====== Material ======
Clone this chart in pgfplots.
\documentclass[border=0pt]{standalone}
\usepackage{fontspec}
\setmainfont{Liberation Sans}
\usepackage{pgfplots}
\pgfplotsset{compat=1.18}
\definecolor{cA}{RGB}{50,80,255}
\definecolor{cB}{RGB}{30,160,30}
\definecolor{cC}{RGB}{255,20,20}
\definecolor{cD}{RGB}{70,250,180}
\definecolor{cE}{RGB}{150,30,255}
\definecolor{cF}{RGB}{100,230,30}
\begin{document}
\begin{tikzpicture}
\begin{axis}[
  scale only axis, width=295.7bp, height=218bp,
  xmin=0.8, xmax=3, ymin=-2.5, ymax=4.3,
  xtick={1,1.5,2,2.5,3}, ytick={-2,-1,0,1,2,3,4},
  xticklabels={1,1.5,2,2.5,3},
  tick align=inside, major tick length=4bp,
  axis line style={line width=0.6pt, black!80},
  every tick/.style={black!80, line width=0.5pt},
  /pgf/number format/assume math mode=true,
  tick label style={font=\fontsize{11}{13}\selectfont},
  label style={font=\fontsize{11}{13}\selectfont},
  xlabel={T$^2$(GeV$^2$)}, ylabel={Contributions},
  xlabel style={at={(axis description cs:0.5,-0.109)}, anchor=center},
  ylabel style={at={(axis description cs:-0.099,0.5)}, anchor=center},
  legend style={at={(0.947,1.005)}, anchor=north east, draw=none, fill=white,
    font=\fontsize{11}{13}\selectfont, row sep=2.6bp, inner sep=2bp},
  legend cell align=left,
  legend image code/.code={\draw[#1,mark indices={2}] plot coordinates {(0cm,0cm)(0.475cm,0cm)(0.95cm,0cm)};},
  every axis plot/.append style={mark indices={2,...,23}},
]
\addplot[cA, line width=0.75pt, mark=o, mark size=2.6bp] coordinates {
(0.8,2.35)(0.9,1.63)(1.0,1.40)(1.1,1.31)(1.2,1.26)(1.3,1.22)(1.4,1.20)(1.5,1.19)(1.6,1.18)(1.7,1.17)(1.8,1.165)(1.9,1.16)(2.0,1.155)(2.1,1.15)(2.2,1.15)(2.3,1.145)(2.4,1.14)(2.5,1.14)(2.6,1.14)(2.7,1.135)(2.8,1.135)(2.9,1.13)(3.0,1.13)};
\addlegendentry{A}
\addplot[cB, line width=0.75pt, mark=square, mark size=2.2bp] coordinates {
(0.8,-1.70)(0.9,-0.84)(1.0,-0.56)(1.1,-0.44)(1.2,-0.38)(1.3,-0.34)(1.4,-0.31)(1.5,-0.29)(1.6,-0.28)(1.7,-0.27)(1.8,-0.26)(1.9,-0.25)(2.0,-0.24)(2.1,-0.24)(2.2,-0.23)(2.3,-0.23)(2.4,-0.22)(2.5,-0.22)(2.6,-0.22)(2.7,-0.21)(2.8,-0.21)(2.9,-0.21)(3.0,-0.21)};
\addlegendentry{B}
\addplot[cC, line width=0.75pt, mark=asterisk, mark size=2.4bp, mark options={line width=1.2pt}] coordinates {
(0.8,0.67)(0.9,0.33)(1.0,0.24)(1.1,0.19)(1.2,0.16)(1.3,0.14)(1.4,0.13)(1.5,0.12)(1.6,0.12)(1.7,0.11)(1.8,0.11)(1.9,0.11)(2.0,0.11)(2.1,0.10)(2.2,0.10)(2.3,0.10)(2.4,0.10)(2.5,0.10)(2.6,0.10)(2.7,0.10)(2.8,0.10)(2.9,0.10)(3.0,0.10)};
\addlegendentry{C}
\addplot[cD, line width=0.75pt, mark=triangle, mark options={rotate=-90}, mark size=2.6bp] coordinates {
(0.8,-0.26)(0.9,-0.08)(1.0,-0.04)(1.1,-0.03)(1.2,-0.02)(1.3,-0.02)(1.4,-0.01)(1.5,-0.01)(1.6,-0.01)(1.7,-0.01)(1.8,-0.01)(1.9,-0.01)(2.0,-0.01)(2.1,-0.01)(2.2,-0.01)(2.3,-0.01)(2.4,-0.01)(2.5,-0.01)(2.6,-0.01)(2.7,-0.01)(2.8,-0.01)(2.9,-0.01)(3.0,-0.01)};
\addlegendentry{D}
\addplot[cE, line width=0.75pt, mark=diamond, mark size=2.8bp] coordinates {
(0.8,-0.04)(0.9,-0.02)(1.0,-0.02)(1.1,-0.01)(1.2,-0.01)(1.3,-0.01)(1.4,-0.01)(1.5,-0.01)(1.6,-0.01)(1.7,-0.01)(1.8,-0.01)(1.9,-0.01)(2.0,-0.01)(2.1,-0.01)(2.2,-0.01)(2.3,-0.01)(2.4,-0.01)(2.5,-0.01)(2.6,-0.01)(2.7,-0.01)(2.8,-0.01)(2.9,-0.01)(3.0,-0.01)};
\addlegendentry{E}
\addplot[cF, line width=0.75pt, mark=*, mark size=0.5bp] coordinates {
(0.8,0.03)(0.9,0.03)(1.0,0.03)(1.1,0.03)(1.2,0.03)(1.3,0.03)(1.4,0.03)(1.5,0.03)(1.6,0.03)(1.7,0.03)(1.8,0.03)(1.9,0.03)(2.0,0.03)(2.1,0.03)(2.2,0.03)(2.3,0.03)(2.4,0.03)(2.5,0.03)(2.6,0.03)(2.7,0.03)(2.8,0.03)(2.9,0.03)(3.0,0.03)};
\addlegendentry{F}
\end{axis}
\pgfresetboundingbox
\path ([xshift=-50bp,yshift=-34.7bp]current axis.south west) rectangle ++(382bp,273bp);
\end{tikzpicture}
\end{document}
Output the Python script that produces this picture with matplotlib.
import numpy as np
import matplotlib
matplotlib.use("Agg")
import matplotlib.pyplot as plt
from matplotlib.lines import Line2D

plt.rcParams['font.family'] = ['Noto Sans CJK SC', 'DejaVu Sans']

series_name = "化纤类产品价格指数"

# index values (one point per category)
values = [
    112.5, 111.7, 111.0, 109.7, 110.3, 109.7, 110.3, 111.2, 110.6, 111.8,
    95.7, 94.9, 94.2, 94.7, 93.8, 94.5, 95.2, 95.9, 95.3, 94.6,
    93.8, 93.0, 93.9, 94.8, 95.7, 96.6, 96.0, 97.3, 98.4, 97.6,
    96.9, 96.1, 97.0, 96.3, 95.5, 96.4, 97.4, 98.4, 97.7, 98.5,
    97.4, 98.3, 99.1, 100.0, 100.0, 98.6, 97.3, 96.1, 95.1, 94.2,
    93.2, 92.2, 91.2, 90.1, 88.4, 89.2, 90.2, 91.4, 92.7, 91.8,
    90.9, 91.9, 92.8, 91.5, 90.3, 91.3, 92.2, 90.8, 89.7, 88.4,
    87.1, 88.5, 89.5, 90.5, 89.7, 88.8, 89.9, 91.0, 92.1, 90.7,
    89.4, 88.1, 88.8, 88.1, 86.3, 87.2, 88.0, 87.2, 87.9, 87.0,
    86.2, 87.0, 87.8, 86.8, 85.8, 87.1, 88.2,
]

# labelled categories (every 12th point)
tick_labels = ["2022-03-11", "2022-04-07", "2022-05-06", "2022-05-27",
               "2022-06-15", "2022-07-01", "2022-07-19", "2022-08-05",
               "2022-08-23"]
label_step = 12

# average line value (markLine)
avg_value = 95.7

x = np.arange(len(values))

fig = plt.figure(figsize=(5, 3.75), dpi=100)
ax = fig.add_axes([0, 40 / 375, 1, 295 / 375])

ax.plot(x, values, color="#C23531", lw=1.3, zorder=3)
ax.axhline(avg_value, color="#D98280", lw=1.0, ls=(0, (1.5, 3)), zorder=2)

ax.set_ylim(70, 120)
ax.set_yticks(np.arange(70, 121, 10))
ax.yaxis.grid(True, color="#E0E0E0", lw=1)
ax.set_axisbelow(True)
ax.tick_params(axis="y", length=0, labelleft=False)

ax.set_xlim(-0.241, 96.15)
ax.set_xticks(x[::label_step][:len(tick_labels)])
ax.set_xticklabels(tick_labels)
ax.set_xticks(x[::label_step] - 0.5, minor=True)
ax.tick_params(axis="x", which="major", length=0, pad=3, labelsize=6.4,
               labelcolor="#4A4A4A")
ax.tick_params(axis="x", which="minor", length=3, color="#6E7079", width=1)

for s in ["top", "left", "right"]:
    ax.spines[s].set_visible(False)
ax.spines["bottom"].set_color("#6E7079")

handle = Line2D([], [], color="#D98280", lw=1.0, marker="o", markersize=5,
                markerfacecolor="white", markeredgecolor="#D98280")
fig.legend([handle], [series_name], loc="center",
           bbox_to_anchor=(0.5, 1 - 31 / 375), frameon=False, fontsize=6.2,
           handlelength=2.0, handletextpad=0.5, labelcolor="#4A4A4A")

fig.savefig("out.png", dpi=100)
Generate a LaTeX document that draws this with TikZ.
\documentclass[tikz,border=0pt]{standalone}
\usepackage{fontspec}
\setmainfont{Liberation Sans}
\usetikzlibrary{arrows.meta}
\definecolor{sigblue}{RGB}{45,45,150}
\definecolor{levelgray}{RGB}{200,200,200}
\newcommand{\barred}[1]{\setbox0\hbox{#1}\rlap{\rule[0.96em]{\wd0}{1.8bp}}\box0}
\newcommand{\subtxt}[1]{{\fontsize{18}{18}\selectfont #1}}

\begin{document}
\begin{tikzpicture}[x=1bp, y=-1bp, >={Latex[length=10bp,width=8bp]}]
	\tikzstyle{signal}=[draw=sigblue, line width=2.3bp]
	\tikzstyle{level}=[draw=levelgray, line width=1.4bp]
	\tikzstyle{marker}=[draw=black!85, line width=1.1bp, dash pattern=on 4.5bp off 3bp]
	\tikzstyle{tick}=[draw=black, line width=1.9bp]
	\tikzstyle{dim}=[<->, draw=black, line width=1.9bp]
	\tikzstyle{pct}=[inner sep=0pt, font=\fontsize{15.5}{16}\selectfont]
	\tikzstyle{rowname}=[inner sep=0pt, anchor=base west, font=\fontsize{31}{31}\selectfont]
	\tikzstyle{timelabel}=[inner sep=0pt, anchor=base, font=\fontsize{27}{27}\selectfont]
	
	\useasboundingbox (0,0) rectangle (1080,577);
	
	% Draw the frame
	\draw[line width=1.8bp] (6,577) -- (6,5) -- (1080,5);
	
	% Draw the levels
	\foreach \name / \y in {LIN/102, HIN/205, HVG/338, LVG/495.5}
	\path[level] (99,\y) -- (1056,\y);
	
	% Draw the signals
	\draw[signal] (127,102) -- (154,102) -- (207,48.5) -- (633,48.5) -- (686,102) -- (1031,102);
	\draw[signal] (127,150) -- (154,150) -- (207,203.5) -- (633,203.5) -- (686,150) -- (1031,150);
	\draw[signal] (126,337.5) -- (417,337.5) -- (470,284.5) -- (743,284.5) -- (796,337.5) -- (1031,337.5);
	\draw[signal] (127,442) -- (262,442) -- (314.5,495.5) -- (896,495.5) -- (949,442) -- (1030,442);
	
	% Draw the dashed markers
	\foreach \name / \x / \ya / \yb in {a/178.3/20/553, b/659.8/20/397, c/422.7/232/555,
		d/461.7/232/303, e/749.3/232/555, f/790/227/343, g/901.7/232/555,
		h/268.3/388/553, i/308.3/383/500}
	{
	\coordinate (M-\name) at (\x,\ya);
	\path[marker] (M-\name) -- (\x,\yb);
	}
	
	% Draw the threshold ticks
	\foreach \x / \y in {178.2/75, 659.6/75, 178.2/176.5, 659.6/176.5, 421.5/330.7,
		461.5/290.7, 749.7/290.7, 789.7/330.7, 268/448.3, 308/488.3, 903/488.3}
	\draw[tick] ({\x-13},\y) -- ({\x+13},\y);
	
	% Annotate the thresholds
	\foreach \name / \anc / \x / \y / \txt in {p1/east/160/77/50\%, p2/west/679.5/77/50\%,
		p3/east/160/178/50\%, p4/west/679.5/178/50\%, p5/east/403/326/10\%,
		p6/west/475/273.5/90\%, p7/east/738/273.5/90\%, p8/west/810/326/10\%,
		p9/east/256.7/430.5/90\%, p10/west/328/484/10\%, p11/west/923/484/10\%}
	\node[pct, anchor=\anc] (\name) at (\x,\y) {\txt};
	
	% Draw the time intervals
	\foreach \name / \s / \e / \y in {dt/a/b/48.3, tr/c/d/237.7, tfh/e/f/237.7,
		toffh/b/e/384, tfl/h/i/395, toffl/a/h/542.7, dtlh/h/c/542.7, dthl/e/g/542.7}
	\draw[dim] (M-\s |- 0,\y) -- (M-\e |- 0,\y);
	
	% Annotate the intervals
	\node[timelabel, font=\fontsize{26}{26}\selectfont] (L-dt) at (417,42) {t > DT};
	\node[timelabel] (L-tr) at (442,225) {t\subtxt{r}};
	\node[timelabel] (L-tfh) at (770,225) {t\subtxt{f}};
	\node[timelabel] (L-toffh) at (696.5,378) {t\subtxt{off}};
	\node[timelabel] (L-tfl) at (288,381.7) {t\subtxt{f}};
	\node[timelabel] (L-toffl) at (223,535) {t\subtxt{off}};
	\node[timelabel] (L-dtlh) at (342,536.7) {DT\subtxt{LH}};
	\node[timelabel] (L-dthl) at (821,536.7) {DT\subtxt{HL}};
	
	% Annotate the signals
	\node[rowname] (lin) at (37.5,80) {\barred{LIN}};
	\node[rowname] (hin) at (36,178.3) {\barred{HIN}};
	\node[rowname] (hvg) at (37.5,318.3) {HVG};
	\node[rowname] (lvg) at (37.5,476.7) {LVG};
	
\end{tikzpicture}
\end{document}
======
Set task =>
Only the number is wanted: how many lines in the preceding entries hold the string "matplotlib"?

Finished task =>
5